The glory days are over. Time to get back to making good shit with some friends and hoping for the best. 404 Media is profitable after just six months. Jason Kottke is making it work.

“The market didn’t reject Pitchfork: Condé had a captive audience, and never bothered to make a pitch.”

Pete Tosiello 

Newspapers were subsidized by ads decades ago. Classifieds meant local alt-weeklies could exist. Banner ads paid the bills for websites, until they didn’t.

Then came the corporate interests, the “smart” VPs with their business jackets and jeans outfits.

They came in, had their $400 lunches, made their money, and walked away just fine.

Like I said, “Maybe centralized kingdoms of power and influence aren’t the answer.”

DON’T GO BACK TO THE CRAP

I love this so much from “How Tiny Desk Concerts Became a pop culture phenomenon.”

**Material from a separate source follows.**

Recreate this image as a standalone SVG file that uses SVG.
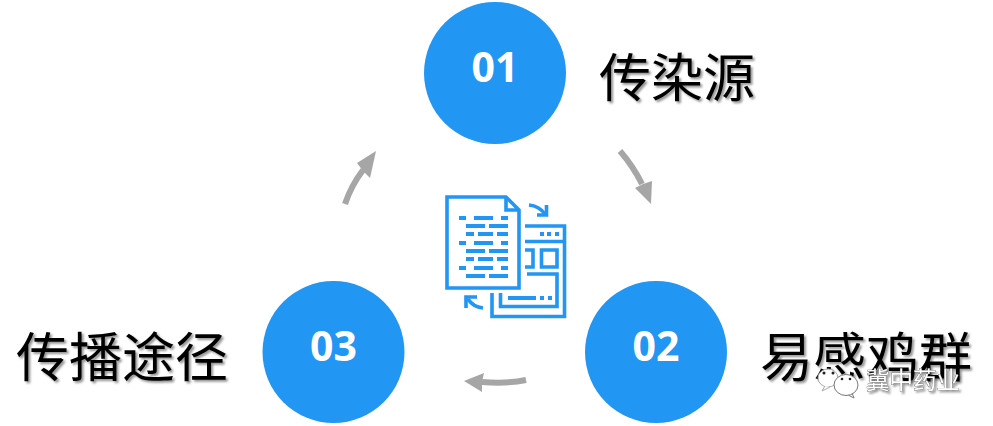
<svg xmlns="http://www.w3.org/2000/svg" width="993" height="426" viewBox="0 0 993 426">
  <style>
    .disc { fill: #2196f3; }
    .num { font-family: "Open Sans", "Noto Sans", sans-serif; font-weight: 700; font-size: 41px; fill: #fff; text-anchor: middle; }
    .label { font-family: "Noto Sans CJK SC", sans-serif; font-size: 53px; fill: #000; filter: url(#soft); }
    .flow { fill: none; stroke: #a6a6a6; stroke-width: 6; }
    .head { fill: #a6a6a6; }
    .ico { fill: none; stroke: #2196f3; stroke-width: 3.6; }
    .dash { fill: #2196f3; }
    .bubble { fill: #fff; stroke: #777; stroke-width: 1; }
    .eye { fill: #222; }
    .mark { font-family: "Noto Sans CJK SC", sans-serif; font-size: 23.5px; fill: #fff; stroke: #555; stroke-width: 0.7; paint-order: stroke; filter: url(#soft); }
  </style>
  <defs>
    <filter id="soft" x="-10%" y="-10%" width="120%" height="130%">
      <feDropShadow dx="2" dy="2" stdDeviation="1.3" flood-color="#000" flood-opacity="0.42"/>
    </filter>
  </defs>
  <rect width="993" height="426" fill="#fff"/>

  <g id="connectors">
    <path class="flow" d="M345 204 Q351 186 363 170"/>
    <path class="head" d="M376 151 L370 178 L363 171 L357 163 Z"/>
    <path class="flow" d="M620 151 Q633 166 642 184"/>
    <path class="head" d="M651 204 L635 188 L643 184 L652 181 Z"/>
    <path class="flow" d="M526 380 Q507 384 482 382"/>
    <path class="head" d="M464 381 L484 373 L482 382 L482 392 Z"/>
  </g>

  <g id="node-01">
    <circle class="disc" cx="495" cy="73" r="71"/>
    <text class="num" x="495" y="82">01</text>
    <text class="label" x="599" y="97" style="font-size:52px">传染源</text>
  </g>
  <g id="node-02">
    <circle class="disc" cx="656" cy="352" r="71"/>
    <text class="num" x="656" y="361">02</text>
    <text class="label" x="760" y="377">易感鸡群</text>
  </g>
  <g id="node-03">
    <circle class="disc" cx="333.500" cy="352" r="71"/>
    <text class="num" x="333.500" y="361">03</text>
    <text class="label" x="16" y="377">传播途径</text>
  </g>

  <g id="center-icon">
    <path class="ico" d="M447 197 H506 L519 210 V288 H447 Z"/>
    <path class="ico" d="M506 197 V210 H519"/>
    <g class="dash">
      <rect x="459" y="216" width="7" height="4"/><rect x="474" y="216" width="19" height="4"/><rect x="501" y="216" width="7" height="4"/>
      <rect x="466" y="224" width="19" height="4"/><rect x="489" y="224" width="19" height="4"/>
      <rect x="466" y="232" width="8" height="4"/><rect x="478" y="232" width="15" height="4"/><rect x="497" y="232" width="11" height="4"/>
      <rect x="459" y="241" width="7" height="4"/><rect x="474" y="241" width="19" height="4"/><rect x="501" y="241" width="7" height="4"/>
      <rect x="466" y="249" width="19" height="4"/><rect x="489" y="249" width="19" height="4"/>
      <rect x="466" y="257" width="8" height="4"/><rect x="478" y="257" width="15" height="4"/><rect x="497" y="257" width="11" height="4"/>
      <rect x="459" y="266" width="7" height="4"/><rect x="474" y="266" width="19" height="4"/><rect x="501" y="266" width="7" height="4"/>
      <rect x="466" y="274" width="19" height="4"/><rect x="489" y="274" width="19" height="4"/>
      <rect x="540" y="232" width="4" height="4"/><rect x="547" y="232" width="4" height="4"/><rect x="555" y="232" width="4" height="4"/>
      <rect x="508" y="296" width="28" height="4"/><rect x="540" y="296" width="4" height="4"/><rect x="548" y="296" width="4" height="4"/>
    </g>
    <path class="ico" d="M525 226 H564.500 V316.500 H492 V293"/>
    <path class="ico" d="M525 241.500 H564.500"/>
    <path class="ico" d="M525 250 H533 V267 H525"/>
    <path class="ico" d="M541.500 250 H557 V267 H541.500 Z"/>
    <path class="ico" d="M527 274 H557 V306.500 H500.500 V293"/>
    <path class="ico" d="M529 205 Q539 206 545 214"/>
    <path class="ico" d="M537 215 H546.500 V205"/>
    <path class="ico" d="M483 308 Q473 307 468 299"/>
    <path class="ico" d="M477 297 H466 V308"/>
  </g>

  <g id="watermark">
    <ellipse class="bubble" cx="828" cy="378" rx="10" ry="9" style="stroke:#aaa"/>
    <path class="bubble" d="M825 386 L822 391 L830 387" style="stroke:#aaa"/>
    <circle class="eye" cx="824" cy="373" r="1.500"/>
    <circle class="eye" cx="833" cy="373" r="1.500"/>
    <path class="bubble" d="M848 395 L854 398 L852 393"/>
    <ellipse class="bubble" cx="846" cy="385" rx="12" ry="10.500"/>
    <circle class="eye" cx="842" cy="379" r="1.300"/>
    <circle class="eye" cx="850" cy="379" r="1.300"/>
    <text class="mark" x="866" y="389">冀中药业</text>
  </g>
</svg>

Folk artist Laura Gibson felt deflated after her 2008 South by Southwest show in Austin, Texas. The Thirsty Nickel bar allowed noisy 6th Street revelers who didn’t purchase tickets to enter, and they had no interest in listening to the soft-spoken artist.

“Mid-set, I was like, ’Why did I drive all the way down to Texas … What am I doing with my life?” Gibson remembered. “I felt like ‘I really just want to go hide somewhere and cry.’”

Two folks from NPR were in attendance and offered Larua to come to their office and perform, and it became the first Tiny Desk Concert.

Laura had to go out and do something and it sucked. Yet she did, plowed through it, and it led to something else.

I think a lot of us had some great fun and success with social media back in the day, but then it sucked.

Laura (I hope) didn’t have to go back to play another shitty venue to keep her career going. She just moved forward, like I see a lot of other artists doing, leaving behind social media.

Yes, we made our connections, had some wins, but “going back to a shitty venue” isn’t how we’ll get to the next level.

(via Kottke)

TIMELESS VALUE

This video is lovely. It was an absolute warmth and joy, and exactly what I needed this morning.

What I love about this video is near the end, Sam Abell meets the grandkids of some of the people I photographed in Japan 40+ years ago.

“By far the most meaningful are the human connections that I’ve been able to make as a photographer.”

Gorgeous video, and one I’m sure I’ll watch again someday soon.